If the gap is to be bridged, it must be from God’s side, for God is holy. To be holy means ‘set apart’. God is set apart from the power, the practice and the presence of sin. He is set apart to absolute righteousness and goodness. There is no sin in God, and God can have nothing to do with sin. If we are to approach God, we can only do so on God’s terms. We must be made holy – for He is holy. Any holiness that falls short of God’s holiness will not be able to stand in the presence of God.

The good news of the gospel is that Christ came into the world to save us from our sin, to set us apart from sin forever by the sacrifice of Himself (Hebrews 10:10, 12-14).

Whenever the church does not represent God in His holiness correctly, it has a detrimental effect both on the church as well as society, for we are called to be salt and light to a world that lives in enmity against God.

For Reflection:

Have we had a personal vision of God? Have we beheld His glory and His holiness seen in His Son Christ Jesus (John 1:14)? 

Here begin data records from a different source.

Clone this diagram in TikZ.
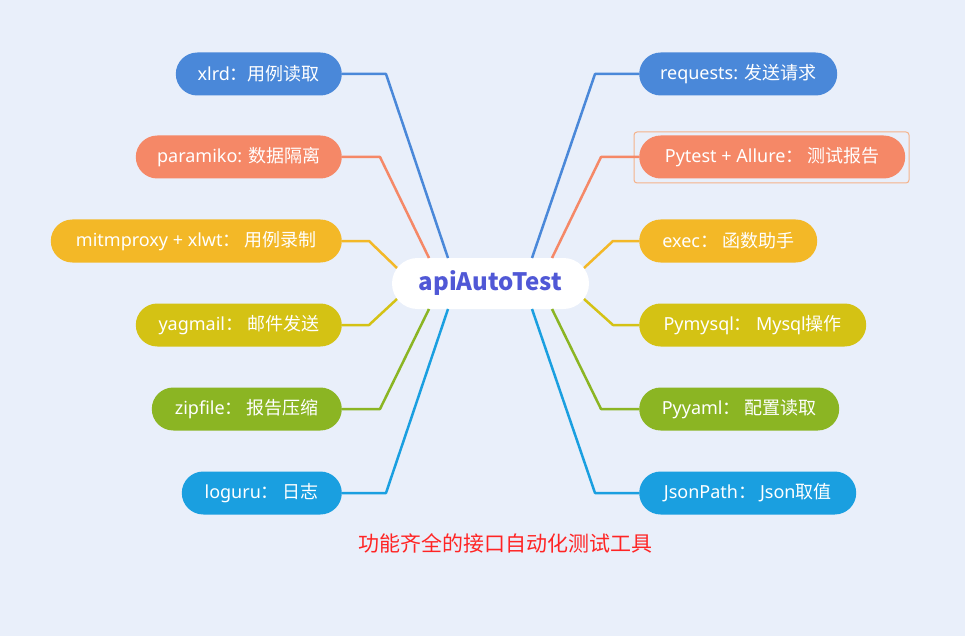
\documentclass[tikz,border=0pt]{standalone}
\usepackage{fontspec}
\setmainfont{Noto Sans}
\newfontfamily\cjk{Noto Sans CJK SC}
\newcommand\zh[1]{{\cjk #1}}
\definecolor{bgc}{HTML}{E9EFFA}
\definecolor{cBlue}{HTML}{4A88D9}
\definecolor{cSalmon}{HTML}{F58867}
\definecolor{cYellow}{HTML}{F3B827}
\definecolor{cOlive}{HTML}{D4C214}
\definecolor{cGreen}{HTML}{8BB523}
\definecolor{cCyan}{HTML}{1A9FE0}
\definecolor{cTitle}{HTML}{5058D6}
\definecolor{cSel}{HTML}{F5B28A}
\definecolor{cRed}{HTML}{FF2424}
\begin{document}
\begin{tikzpicture}[x=1pt,y=-1pt,
  leaf/.style={rectangle, rounded corners=21.5pt, minimum height=43pt, inner sep=0pt,
    text=white, font=\fontsize{18}{21}\selectfont},
  lleaf/.style={leaf, anchor=east},
  rleaf/.style={leaf, anchor=west},
  conn/.style={line width=2.5pt, line join=round}]
\fill[bgc] (0,0) rectangle (965,636);
\useasboundingbox (0,0) rectangle (965,636);

% centre
\node[rectangle, rounded corners=25.5pt, fill=white, minimum width=197pt, minimum height=51pt,
  inner sep=0pt, text=cTitle, font=\cjk\bfseries\fontsize{24}{28}\selectfont] (center) at (490.5,283.5) {apiAutoTest};

% left leaves
\node[lleaf, fill=cBlue,   minimum width=166pt] (xlrd) at (342,74)  {xlrd\zh{：用例读取}};
\node[lleaf, fill=cSalmon, minimum width=206pt] (para) at (342,157) {paramiko: \zh{数据隔离}};
\node[lleaf, fill=cYellow, minimum width=291pt] (mitm) at (342,241) {mitmproxy + xlwt\zh{： 用例录制}};
\node[lleaf, fill=cOlive,  minimum width=206pt] (yag)  at (342,325) {yagmail\zh{： 邮件发送}};
\node[lleaf, fill=cGreen,  minimum width=190pt] (zip)  at (342,409) {zipfile\zh{： 报告压缩}};
\node[lleaf, fill=cCyan,   minimum width=160pt] (logu) at (342,493) {loguru\zh{： 日志}};

% right leaves
\node[rleaf, fill=cBlue,   minimum width=198pt] (req)  at (639,74)  {requests: \zh{发送请求}};
\node[rleaf, fill=cSalmon, minimum width=266pt] (pyt)  at (639,157) {Pytest + Allure\zh{： 测试报告}};
\node[rleaf, fill=cYellow, minimum width=178pt] (exec) at (639,241) {exec\zh{： 函数助手}};
\node[rleaf, fill=cOlive,  minimum width=227pt] (pym)  at (639,325) {Pymysql\zh{： }Mysql\zh{操作}};
\node[rleaf, fill=cGreen,  minimum width=200pt] (pyy)  at (639,409) {Pyyaml\zh{： 配置读取}};
\node[rleaf, fill=cCyan,   minimum width=217pt] (json) at (639,493) {JsonPath\zh{： }Json\zh{取值}};

% selection frame around Pytest node
\node[draw=cSel, line width=1pt, rounded corners=3pt, fill=none, inner sep=0pt,
  minimum width=275pt, minimum height=51pt] (sel) at (771.5,157.5) {};

% attachment points on the centre node
\coordinate (L1) at (448,258); \coordinate (L2) at (429,258); \coordinate (L3) at (397,268);
\coordinate (L4) at (397,299); \coordinate (L5) at (429,309); \coordinate (L6) at (448,309);
\coordinate (R1) at (532,258); \coordinate (R2) at (552,258); \coordinate (R3) at (584,268);
\coordinate (R4) at (584,299); \coordinate (R5) at (552,309); \coordinate (R6) at (532,309);

% connectors
\draw[conn, cBlue]   (xlrd.east) -- ++(44,0) -- (L1);
\draw[conn, cSalmon] (para.east) -- ++(38,0) -- (L2);
\draw[conn, cYellow] (mitm.east) -- ++(27,0) -- (L3);
\draw[conn, cOlive]  (yag.east)  -- ++(27,0) -- (L4);
\draw[conn, cGreen]  (zip.east)  -- ++(38,0) -- (L5);
\draw[conn, cCyan]   (logu.east) -- ++(44,0) -- (L6);

\draw[conn, cBlue]   (req.west)  -- ++(-44,0) -- (R1);
\draw[conn, cSalmon] (pyt.west)  -- ++(-38,0) -- (R2);
\draw[conn, cYellow] (exec.west) -- ++(-26,0) -- (R3);
\draw[conn, cOlive]  (pym.west)  -- ++(-26,0) -- (R4);
\draw[conn, cGreen]  (pyy.west)  -- ++(-38,0) -- (R5);
\draw[conn, cCyan]   (json.west) -- ++(-44,0) -- (R6);

% caption
\node[text=cRed, font=\cjk\fontsize{21}{25}\selectfont, inner sep=0pt] (cap) at (505,543) {功能齐全的接口自动化测试工具};
\end{tikzpicture}
\end{document}
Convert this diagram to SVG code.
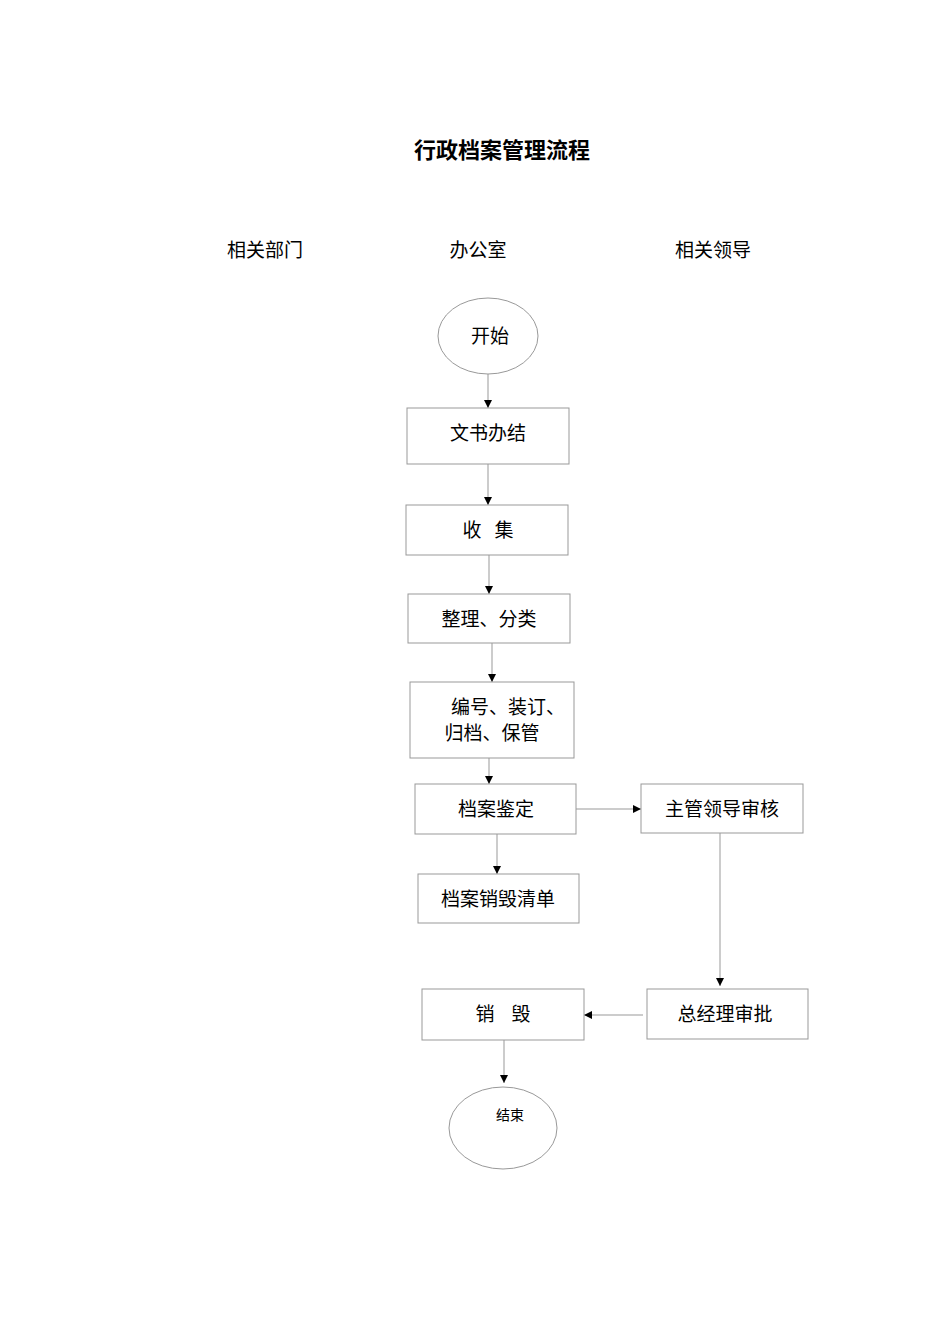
<svg xmlns="http://www.w3.org/2000/svg" width="950" height="1344" viewBox="0 0 950 1344">
<style>
text{font-family:"Noto Sans CJK SC","Liberation Serif",sans-serif;fill:#000;text-anchor:middle}
.n{fill:#fff;stroke:#999;stroke-width:1}
.t{font-size:19px}
.c{stroke:#999;stroke-width:1;fill:none;marker-end:url(#a)}
</style>
<defs><marker id="a" viewBox="0 0 10 10" refX="10" refY="5" markerWidth="8" markerHeight="8" markerUnits="userSpaceOnUse" orient="auto"><path d="M0,0L10,5L0,10z" fill="#000"/></marker></defs>
<rect width="950" height="1344" fill="#fff"/>
<text x="502" y="158" font-size="22" font-weight="bold">行政档案管理流程</text>
<text class="t" x="265" y="257">相关部门</text>
<text class="t" x="478" y="257">办公室</text>
<text class="t" x="713" y="257">相关领导</text>
<g id="connectors">
<path class="c" d="M488,374V408"/>
<path class="c" d="M488,464V505"/>
<path class="c" d="M489,555V594"/>
<path class="c" d="M492,643V682"/>
<path class="c" d="M489,758V784"/>
<path class="c" d="M576,809H641"/>
<path class="c" d="M497,834V874"/>
<path class="c" d="M720,833V986"/>
<path class="c" d="M643,1015H584"/>
<path class="c" d="M504,1040V1083"/>
</g>
<g id="start"><ellipse class="n" cx="488" cy="336" rx="50" ry="38"/><text class="t" x="490" y="343">开始</text></g>
<g id="n1"><rect class="n" x="407" y="408" width="162" height="56"/><text class="t" x="488" y="440">文书办结</text></g>
<g id="n2"><rect class="n" x="406" y="505" width="162" height="50"/><text class="t" x="488" y="537" xml:space="preserve">收   集</text></g>
<g id="n3"><rect class="n" x="408" y="594" width="162" height="49"/><text class="t" x="489" y="626">整理、分类</text></g>
<g id="n4"><rect class="n" x="410" y="682" width="164" height="76"/><text class="t" x="508" y="714">编号、装订、</text><text class="t" x="492" y="740">归档、保管</text></g>
<g id="n5"><rect class="n" x="415" y="784" width="161" height="50"/><text class="t" x="496" y="816">档案鉴定</text></g>
<g id="n6"><rect class="n" x="641" y="784" width="162" height="49"/><text class="t" x="722" y="816">主管领导审核</text></g>
<g id="n7"><rect class="n" x="418" y="874" width="161" height="49"/><text class="t" x="498" y="906">档案销毁清单</text></g>
<g id="n8"><rect class="n" x="647" y="989" width="161" height="50"/><text class="t" x="725" y="1021">总经理审批</text></g>
<g id="n9"><rect class="n" x="422" y="989" width="162" height="51"/><text class="t" x="503" y="1021" xml:space="preserve">销    毁</text></g>
<g id="end"><ellipse class="n" cx="503" cy="1128" rx="54" ry="41"/><text x="510" y="1120" font-size="14">结束</text></g>
</svg>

We are very comfortable with God’s love. We love to sing of His love, His grace, His goodness and mercy.  How would our lives change if we sang and meditated continually instead, on His holiness?

Do I recognise that because God is love and God is holy, He demonstrated His holiness by sacrificing His son for the sin of the world?  

Do I recognise that Calvary is not only the story of God’s love and justice; it is above all the story of His holiness?

For thus says the High and Lofty One who inhabits eternity, whose name is Holy: “I dwell in the high and holy place, with him who has a contrite and humble spirit, to revive the spirit of the humble, and to revive the heart of the contrite ones” Isaiah 57:15.